Slatterz writes "It seems nobody can agree on a universal set of tests for rating anti-virus software, with Eugene Kaspersky the latest to weigh in on the topic, criticizing the well-known Virus Bulletin 100. Kaspersky is one of several big anti-virus brands to fall foul of the VB100 tests, reportedly failing to pass a recent test of security software on Windows Server 2008, along with F-Secure and Computer Associates. At Kaspersky, bloggers have pointed out that they don't focus on detecting PoCs, calling it a 'dead end,' and saying their anti-virus database focuses on 'real threats and exploits.' 'I don't want to say it's rubbish,' Kaspersky told PC Authority. 'But the security experts don't pay attention to these tests. It doesn't reflect the real level of protection.'"

3 of 258 comments (clear)

  1. Re:No more.... by AceofSpades19 · · Score: 5, Insightful

    Norton is an utter piece of crap, it would be advisable to get rid of it now

  2. Re:No. by A+non-mouse+Coward · · Score: 5, Insightful

    Anti-Virus is outsourcing the problem of deciding what is good to execute on your computer to a vendor who works backwards and blind.

    It's "backwards", in that you don't tell them what is "good". They try to guess what would be on your "bad" list. As everyone here knows, it turns out that the "bad" list is much, much longer than the "good" list. In 2007 alone, F-Secure added more virus sigs to their products than the totality of sigs accumulated from the previous 20 years! And last I heard from them, 2008 was projected to double 2007. That sounds almost like quadratic growth to me ... and keeping up with that growth rate is not a game I'd want to play! My list of "good" software doesn't increase on a quadratic growth rate, does yours? If this were any other field of computation, the signature approach would have been laughed off the planet by now.

    It's "blind" in that they aren't seeing what is actually running on your computer. For privacy (and performance) reasons, nobody provides metrics back to AV vendors about all of the executables that weren't labeled "bad", and rarely do the metrics about what is labeled "OK" actually go back to them. The AV vendors have to take a shot in the dark. They can simulate what they think your computing environment looks like, but it's just a guess. They cannot know if you have custom or proprietary software that matches one of their AV sigs unless they actually test that particular program against their sigs (and you don't let them do that, hence the "blind" remark).
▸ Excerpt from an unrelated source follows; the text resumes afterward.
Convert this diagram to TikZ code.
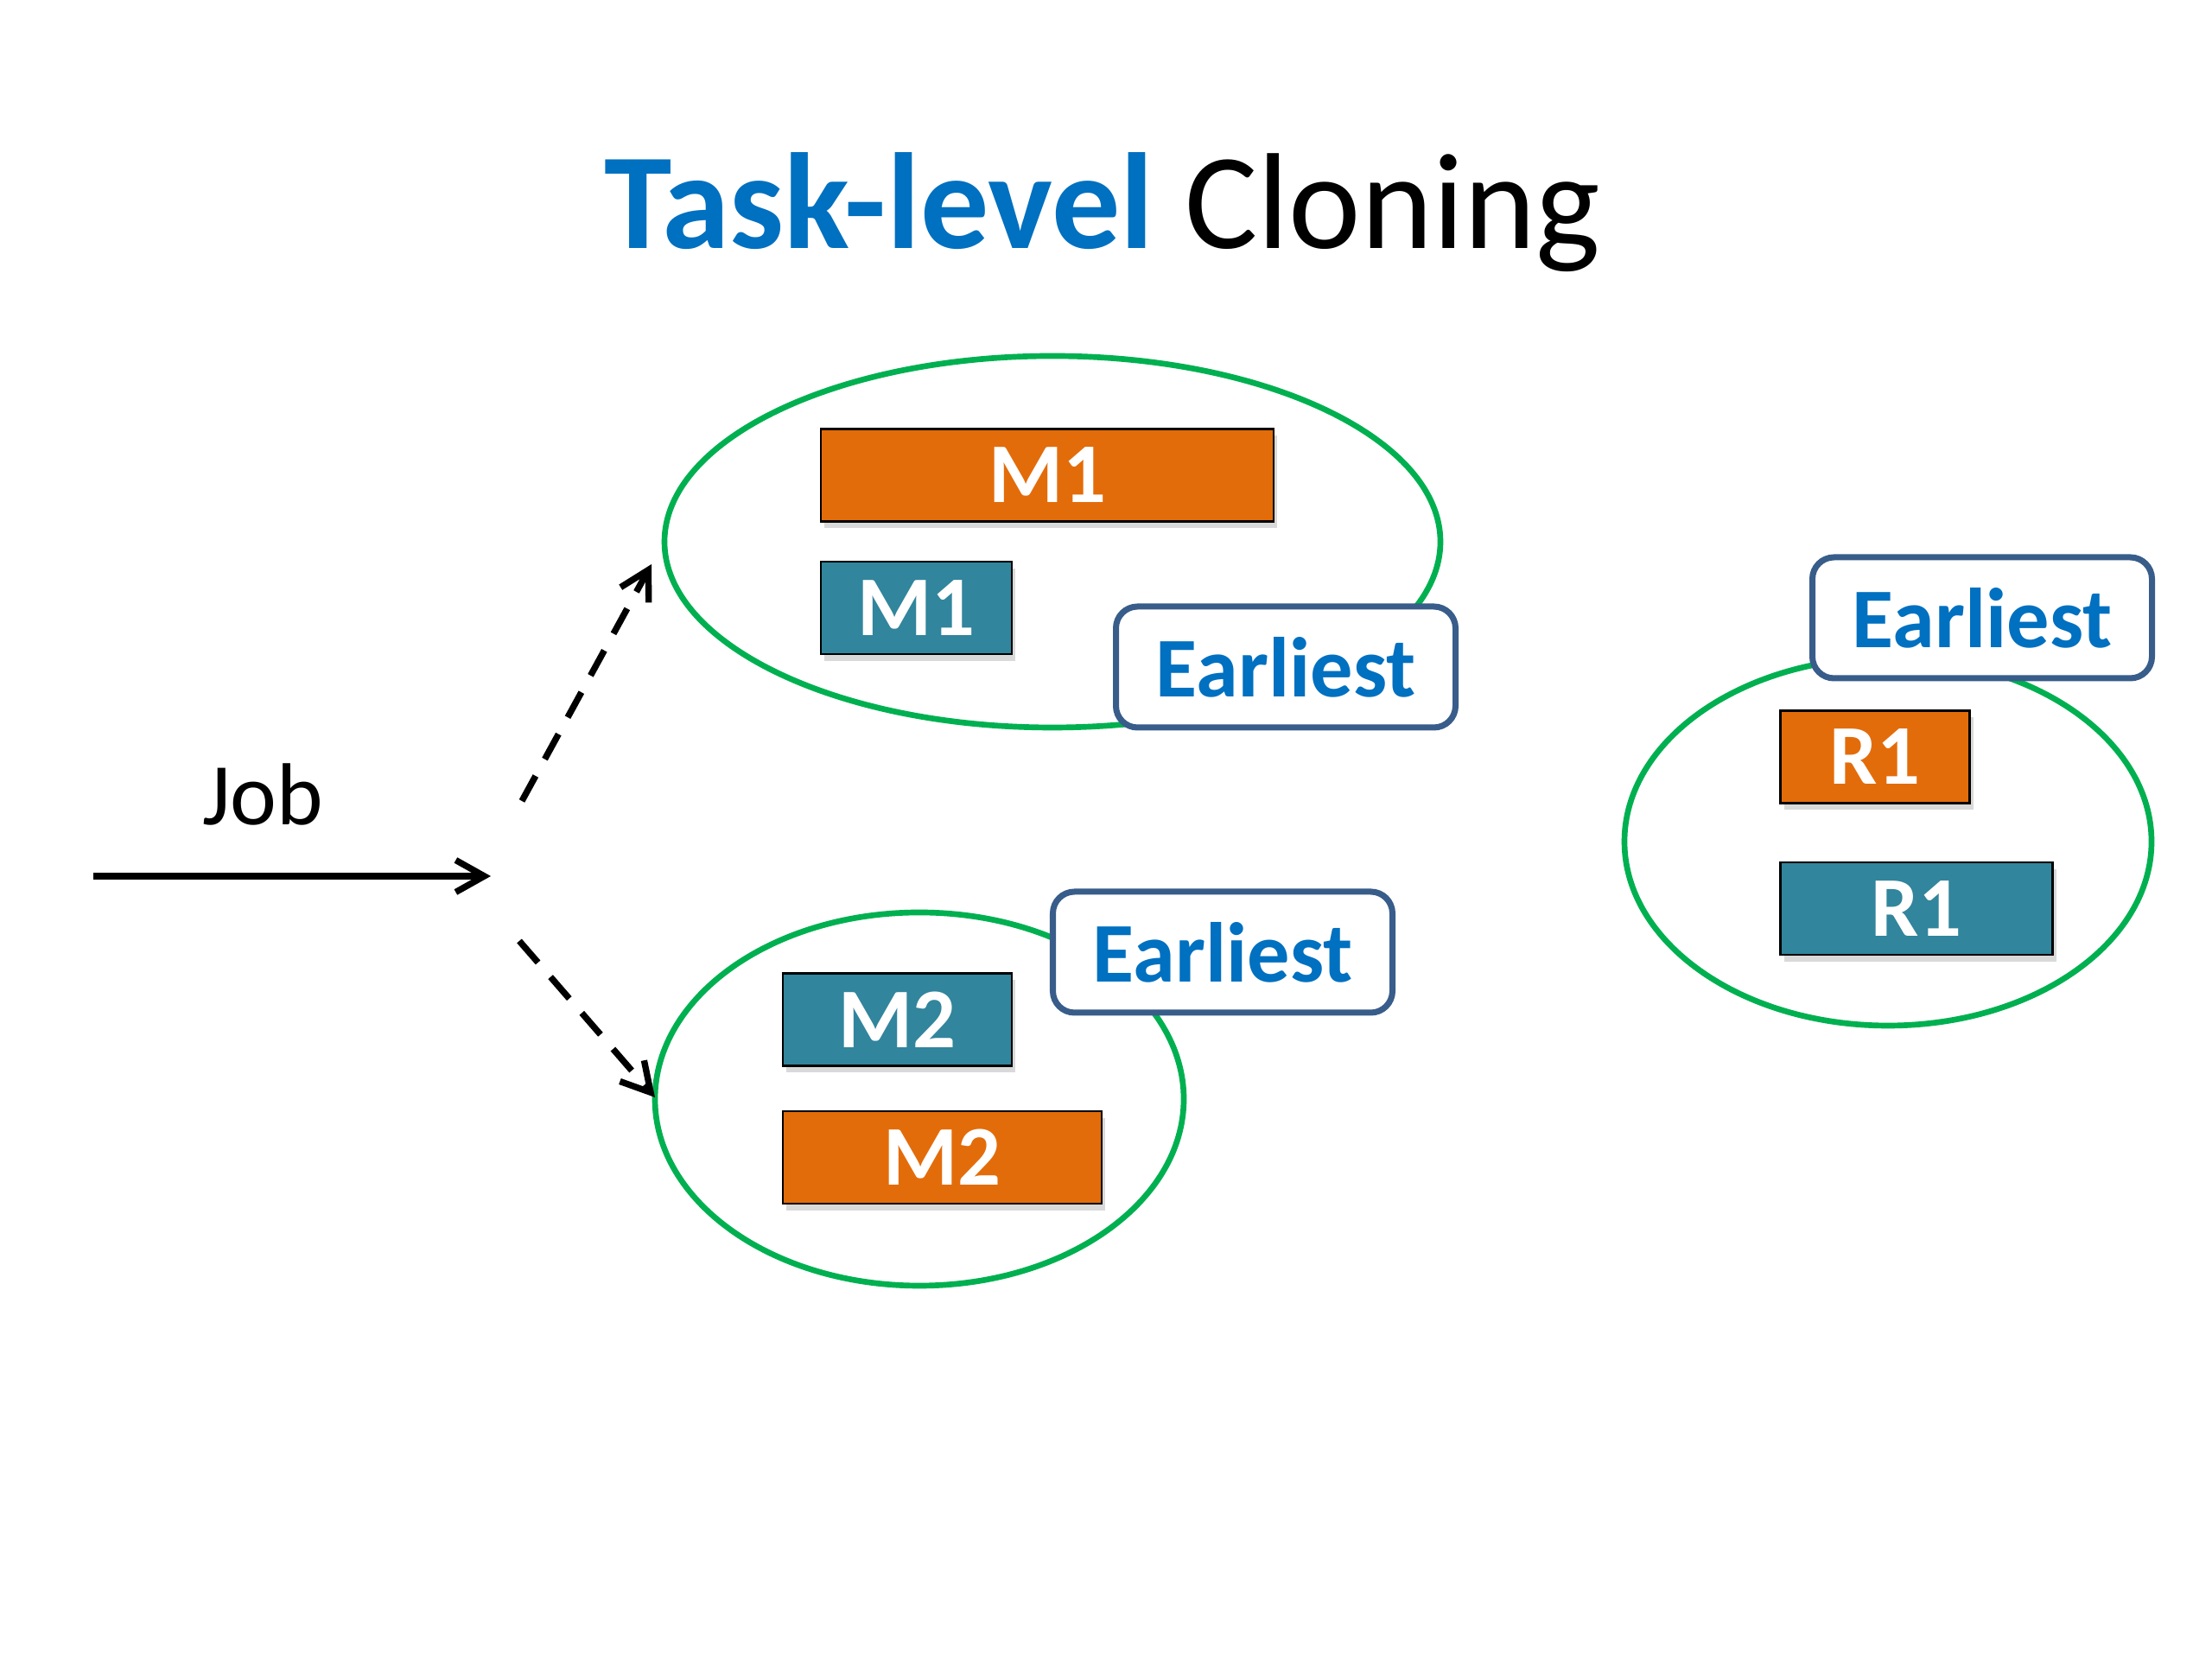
\documentclass[tikz,border=0pt]{standalone}
\usepackage{fontspec}
\setmainfont{Carlito}
\usepackage{xcolor}
\usepackage{tikz}
\usetikzlibrary{shapes,arrows.meta,positioning,shadows}
\definecolor{taskorange}{RGB}{227,108,10}
\definecolor{taskteal}{RGB}{49,133,156}
\definecolor{poolgreen}{RGB}{0,176,80}
\definecolor{tagblue}{RGB}{0,112,192}
\definecolor{tagedge}{RGB}{56,93,138}
\tikzstyle{pool} = [ellipse, draw=poolgreen, line width=1.9pt, inner sep=0pt]
\tikzstyle{task} = [rectangle, draw=black, line width=0.7pt, inner sep=0pt, minimum height=1.07cm, text=white, font=\fontsize{28}{32}\selectfont\bfseries, drop shadow={shadow xshift=0.4mm, shadow yshift=-0.8mm, opacity=0.3}]
\tikzstyle{orig} = [task, fill=taskorange]
\tikzstyle{clone} = [task, fill=taskteal]
\tikzstyle{tag} = [rectangle, rounded corners=0.25cm, draw=tagedge, line width=2pt, fill=white, inner sep=0pt, minimum width=3.93cm, minimum height=1.4cm, text=tagblue, font=\fontsize{28}{32}\selectfont\bfseries]
\tikzstyle{arrow} = [line width=2.1pt, -{Straight Barb[length=3.3mm,width=3.7mm]}]
\tikzstyle{dasharrow} = [arrow, dash pattern=on 9.4pt off 6.3pt]

\begin{document}
\begin{tikzpicture}[node distance=1cm]
    \useasboundingbox (0,0) rectangle (25.6,19.2);
    \node[anchor=base, font=\fontsize{45}{54}\selectfont] (title) at (12.76,16.32) {{\bfseries\color{tagblue}Task-level} Cloning};
    % map pools
    \node[pool, minimum width=8.98cm, minimum height=4.30cm] (poolm1) at (12.18,12.93) {};
    \node[orig, minimum width=5.24cm] (m1a) at (12.12,13.70) {M1};
    \node[clone, minimum width=2.21cm, below=0.44cm of m1a.south west, anchor=north west] (m1b) {M1};
    \node[tag] (tagm1) at (14.88,11.48) {Earliest};
    \node[pool, minimum width=6.12cm, minimum height=4.32cm] (poolm2) at (10.64,6.48) {};
    \node[clone, minimum width=2.65cm] (m2b) at (10.385,7.40) {M2};
    \node[orig, minimum width=3.69cm, below=0.50cm of m2b.south west, anchor=north west] (m2a) {M2};
    \node[tag] (tagm2) at (14.15,8.18) {Earliest};
    % reduce pool
    \node[pool, minimum width=6.10cm, minimum height=4.26cm] (poolr1) at (21.85,9.46) {};
    \node[orig, minimum width=2.19cm] (r1a) at (21.70,10.44) {R1};
    \node[clone, minimum width=3.15cm, below=0.66cm of r1a.south west, anchor=north west] (r1b) {R1};
    \node[tag] (tagr1) at (22.94,12.05) {Earliest};
    % job arrows
    \coordinate (jobin) at (1.08,9.06);
    \coordinate (split) at (5.68,9.06);
    \coordinate (upfrom) at (6.04,9.93);
    \coordinate (upto) at (7.54,12.67);
    \coordinate (downfrom) at (6.01,8.31);
    \coordinate (downto) at (7.58,6.50);
    \draw[arrow] (jobin) -- (split);
    \node[anchor=base, font=\fontsize{29}{34}\selectfont] (job) at (3.04,9.65) {Job};
    \draw[dasharrow] (upfrom) -- (upto);
    \draw[dasharrow] (downfrom) -- (downto);
\end{tikzpicture}
\end{document}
    Backwards and Blind is very problematic. Every once in awhile, we hear about fiascos like Symantec deciding an asian language DLL is a virus, killing all of their asian customers' windows installs for a day or two.

    The question the benchmark is really trying to answer is: Which vendor's product is best tuned for the least amount of false positives and false negatives? When we should really be asking the question: Do I know what is good to run on my computers? And if the answer to that is "yes", then we should be asking the question: Why can't these vendors make a product that only allows my "good" programs to execute and nothing else?

    --
    libertarian: (n) socially liberal, financially conservative; neither left, nor right.
  3. Re:No more.... by Ngarrang · · Score: 5, Insightful

    Wow, solid, well supported argument right there.

    Indeed, it is. Norton really is a load of crap. It is a resource hog of cpu, memory and hard drive. I believe the only reason it is found on anyone's PC is because Norton pays PC companies to install it by default. Because, frankly, you would have to literally know nothing about AV to choose Norton. As in, you did no research and picked the shiniest box off the shelf. At which point, I have lost sympathy for the user.

    My company relies on SOPHOS. In 12 years of working with SOPHOS, never has a virus had a chance to spread...despite the users best efforts.